ALLENTOWN – The Upper Freehold Regional School District may tie its new middle school into the borough’s existing wastewater treatment facility.
School district officials met with representatives from the New Jersey Department of Environmental Protection (DEP) Dec. 11 to discuss wastewater options for the new middle school site along Breza Road, according to Board of Education President Joseph Stampe.
The Board of Education voted Sept. 19 to have a 40,000-gallon-per-day wastewater facility designed for the new middle school site but has also continued to explore the possibility of hooking the school site into the Allentown facility.
As designed, the middle school will house 920 students but with an addition has the potential to ultimately house 1,200 students. The additional acreage that the school district purchased along Breza Road could potentially house another school for 666 students, which is the size of an elementary or primary school.
Stampe said that the board had been told at one point in the middle school construction process that the Allentown facility did not have enough capacity to handle the added flow from a new middle school. However, he said Allentown and the DEP conducted an 11-month review of the borough’s plant and came to a different conclusion.
Stampe said the study determined that excess stormwater had been leaking into the facility and that the plant actually has an additional 70,000-gallon-perday capacity.
“We could indeed tap into Allentown,” Stampe said.
He continued, “We determined that the new middle school would need a 28,000-gallon-per-day capacity and that a second school would need between a 10,000-gallon per-day and a 12,000- gallon-per-day capacity. That’s why [the board] voted to have a 40,000- gallon-per-day facility designed.”
In order to tie the new school into the existing wastewater facility in Allentown, Stampe said the school district would have to apply for a wastewater management plan revision.
“Our professionals had concerns that the revision application would derail the current application, and we were assured it would not,” Stampe said, adding that the board can submit the new application to the DEP for a $5,000 fee.
The school district has already had to apply for a wastewater management plan revision in order to get the necessary approval for building its own on-site wastewater facility. For the construction of the on-site wastewater facility, the school district also had to apply to the DEP for the required New Jersey Pollutant Discharge Elimination System (NJPDES) permit.
Tying the school site into the existing Allentown facility would negate the need for an NJPDES permit, according to Stampe.
“All we would have to do is apply for the TWA [Treatment Works Approval], which has a lead time of 90 days,” he said.
The school’s construction cannot be bid until after the district receives TWA from the DEP. The board hopes to have that approval no later than January 2008 to keep the project on a timeline consistent with the new school opening in September
2010.
The board’s vice president, William Borkowski,
said that although the
school district has already
applied for the
NJPDES permit for its
own wastewater facility,
it should pursue the
alternative path of tying into the Allentown facility because doing so could save time and money.

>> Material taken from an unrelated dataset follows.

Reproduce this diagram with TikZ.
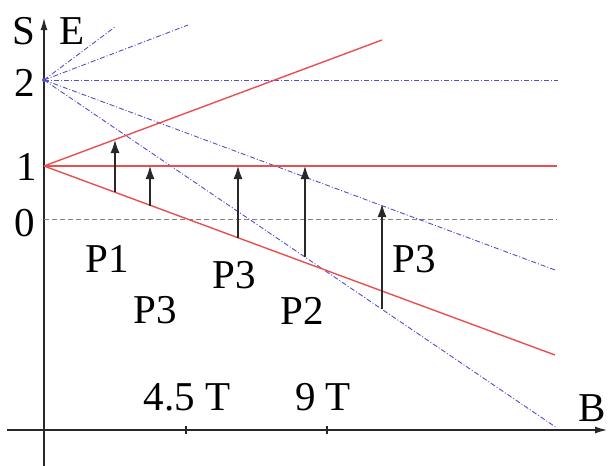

“We can pursue the alternative path while continuing on the path that we are on,” Borkowski said. “If everything goes in accordance to the timeline, we could pick up one month and save $1.9 million because we wouldn’t have to build our own wastewater plant.”
The board has estimated the cost of building a 40,000-gallon-per-day facility at $2.5 million. If built, the facility and its 40,000-square-foot disposal bed would be located in the southeast corner of the site near Doctors Creek, where the soil is higher and water can flow more freely as it gets closer to the streambed, according to American Water representatives.
The company’s representatives also told the board that the stream is considered a Category 2 stream, which does not produce trout, and that the wastewater treatment facility would not harm the stream.
Regarding the possibility of tying into the Allentown plant, Superintendent of Schools Richard Fitzpatrick has said that the borough’s facility discharges to surface and that the state would not consider modifications to the plant unless they discharged to ground. The board has not discussed whether such modifications to the plant would be necessary for the tie-in or if the school district or Allentown would be responsible for making such modifications.
Borkowski said that the board’s professionals are scheduled to address the wastewater facility issues with the public at the Jan. 9 meeting.
Stampe said that any final decision regarding the wastewater issues would have to be cost-efficient to the taxpayers and able to maintain the new middle school project’s timeline. He added that the board would have to vote to change its path from building an on-site wastewater facility to tying into the existing facility.